GRAND RAPIDS, Mich. (WOOD) — The man accused of raping a 16-year-old East Kentwood High School student who was later found dead had a felony record when he was hired by the district, and school officials knew about it.
When Quinn James was hired as a groundskeeper by Kentwood Public Schools six years ago, his criminal record included convictions for a 1991 armed robbery in Grand Rapids and two counts of prisoner in possession of a weapon from 2003. Despite the record, Kentwood Public Schools Superintendent Michael Zoerhoff said in an email that “James was hired because he fit the qualifications for working as a groundskeeper.”
Zoerhoff said James brought strong references from community members when he applied for the position, which did not include interaction with students. James focused on delivering documents and caring for the grounds and facilities.
Then, last year, James was charged with raping Mujey Dumbuya, who was 15 at the time. There were allegedly four sexual assaults at locations in Wyoming, Kentwood and Grand Rapids. Police say James admitted to what he called “consensual” sex with the girl at his home on McKee Avenue SW in Wyoming.
Zoerhoff said James did not meet Dumbuya because of his work for the district. Rather, they met during summer break through social media, which was facilitated by a high school student from Saginaw.
As soon as the district learned of the charges against James, the superintendent says, he was fired and the school worked with authorities to bring charges against him.
James would have gone to trial in April. Dumbuya was set to testify against him.
He was free on a $100,000 bond when Dumbuya went missing Jan. 24. Her body was found in Kalamazoo Jan. 28, and James was arrested again on Feb. 1 on an unrelated 2014 criminal sexual conduct charge.
The Kent County Prosecutor’s Office had not tried James in the 2014 case because there wasn’t enough evidence. The alleged victim in that case says he raped her in the apartment where he used to live and threatened to kill her, choking her until she stopped struggling. On Thursday, Kent County Prosecutor Chis Becker would not say what had changed that made the 2014 case viable now.
James, 42, remains in jail charged as four-time felony offender. He is being held on a $500,000 bond.
Kalamazoo police said Wednesday he was not being considered a person of interest in Dumbuya’s murder, but that investigators were taking a hard look at him.
Dumbaya’s family has hired attorney Christine Yared, who is in the process of investigating the school’s response to this situation.
The family was too heartbroken to talk about her on camera Thursday, but they did release this statement:
“We are heartbroken, devastated and overwhelmed with grief over the death of our beloved daughter, granddaughter, sister, niece and cousin.

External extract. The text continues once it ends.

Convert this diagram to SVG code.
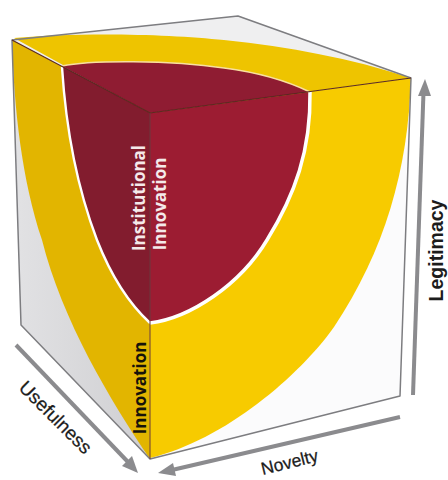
<svg xmlns="http://www.w3.org/2000/svg" width="448" height="480" viewBox="0 0 448 480">
<style>
.edge{fill:none;stroke:#7d7d80;stroke-width:1.5;stroke-linejoin:round}
.dark{fill:none;stroke:#5a2a22;stroke-width:1.2}
.arrow{fill:none;stroke:#8b8b8e;stroke-width:4}
.head{fill:#8b8b8e}
.sep{fill:none;stroke:#fff;stroke-width:3.5}
.lab{font-family:"Liberation Sans",Arial,sans-serif;fill:#1c1c1c}
.in{font-family:"Open Sans","Liberation Sans",sans-serif;font-weight:700;font-size:17px}
</style>
<defs>
<linearGradient id="lg" x1="0" x2="1" y1="0" y2="0"><stop offset="0" stop-color="#e2e2e4"/><stop offset="1" stop-color="#cfcfd2"/></linearGradient>
<filter id="soft" x="-5%" y="-5%" width="110%" height="110%"><feGaussianBlur stdDeviation="0.45"/></filter>
</defs>
<rect width="448" height="480" fill="#fff"/>
<g filter="url(#soft)">
<path d="M12 40L238 16L411 78L150 113Z" fill="#efeff0"/>
<path d="M12 40L150 113L150 459L21 325Z" fill="url(#lg)"/>
<path d="M150 113L411 78L400 396L150 459Z" fill="#fbfbfc"/>
<path d="M14 38C80 32 170 34 224 40C290 47 350 58 411 78L150 113Z" fill="#eec400"/>
<path d="M12 40L150 113L150 459C110 400 62 320 42 240C22 180 14 110 12 40Z" fill="#e2b505"/>
<path d="M150 113L411 78C408 170 385 250 334 327C300 375 225 440 150 458Z" fill="#f7cb00"/>
<path d="M62 66C90 60 170 60 224 68C255 72 285 80 310 92L150 113Z" fill="#8f1a30"/>
<path d="M62 66L150 113L150 323C125 300 108 268 97 240C78 190 66 130 62 66Z" fill="#821a2e"/>
<path d="M150 113L310 92C311 150 295 195 267 240C240 285 190 318 150 323Z" fill="#9c1b32"/>
<path class="sep" d="M310 92C311 150 295 195 267 240C240 285 190 318 150 323"/>
<path d="M62 67C66 130 78 190 97 240C108 268 125 300 150 323" fill="none" stroke="#fff" stroke-width="2.4"/>
<path d="M62 66C90 60 170 60 224 68C255 72 285 80 310 92" fill="none" stroke="#f8e0a0" stroke-width="1.4"/>
<path class="edge" d="M12 40L238 16L411 78L400 396L150 459L21 325Z"/>
<path class="dark" d="M12 40L150 113L411 78"/>
<path d="M150 113V459" stroke="#6a3b3c" stroke-width="1" fill="none"/>
</g>
<g id="connectors">
<path class="arrow" d="M413 395L423.500 92"/>
<path class="head" d="M425 79L431 96L418 96Z"/>
<path class="arrow" d="M400 417L172 470"/>
<path class="head" d="M158 473L173 463L176 476Z"/>
<path class="arrow" d="M16 345L128 462"/>
<path class="head" d="M138 473L122 466L132 456Z"/>
</g>
<text class="lab" font-size="19" stroke="#1c1c1c" stroke-width="0.25" transform="translate(51 422) rotate(45)" text-anchor="middle">Usefulness</text>
<text class="lab" font-size="17.500" stroke="#1c1c1c" stroke-width="0.25" transform="translate(291 468) rotate(-14)" text-anchor="middle">Novelty</text>
<text class="lab" font-size="19.500" font-weight="700" transform="translate(442.500 250.500) rotate(-90)" text-anchor="middle">Legitimacy</text>
<text class="in" fill="#f4e9ea" transform="translate(145 198) rotate(-90)" text-anchor="middle">Institutional</text>
<text class="in" fill="#f4e9ea" transform="translate(166 204) rotate(-90)" text-anchor="middle">Innovation</text>
<text class="in" fill="#16120a" transform="translate(146 388) rotate(-90)" text-anchor="middle">Innovation</text>
</svg>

“Mujey was a generous, energetic young woman with a radiant smile and an adventurous spirit.
“Mujey was a very good student who loved school. She had a close circle of friends, and was loved by everyone that knew her. Mujey loved music and dancing. She took classes in dance, martial arts and archery. Mujey was looking forward to graduating from high school next year. She wanted to be a police officer to help fight against social injustice, including racism.
“We ask that everyone, including those in the media, respect our request for privacy as we mourn Mujey’s death. We also ask that the media refrain from publishing photographs and video of the children in our family. Their safety and sense of security is our most urgent concern. Thank you.”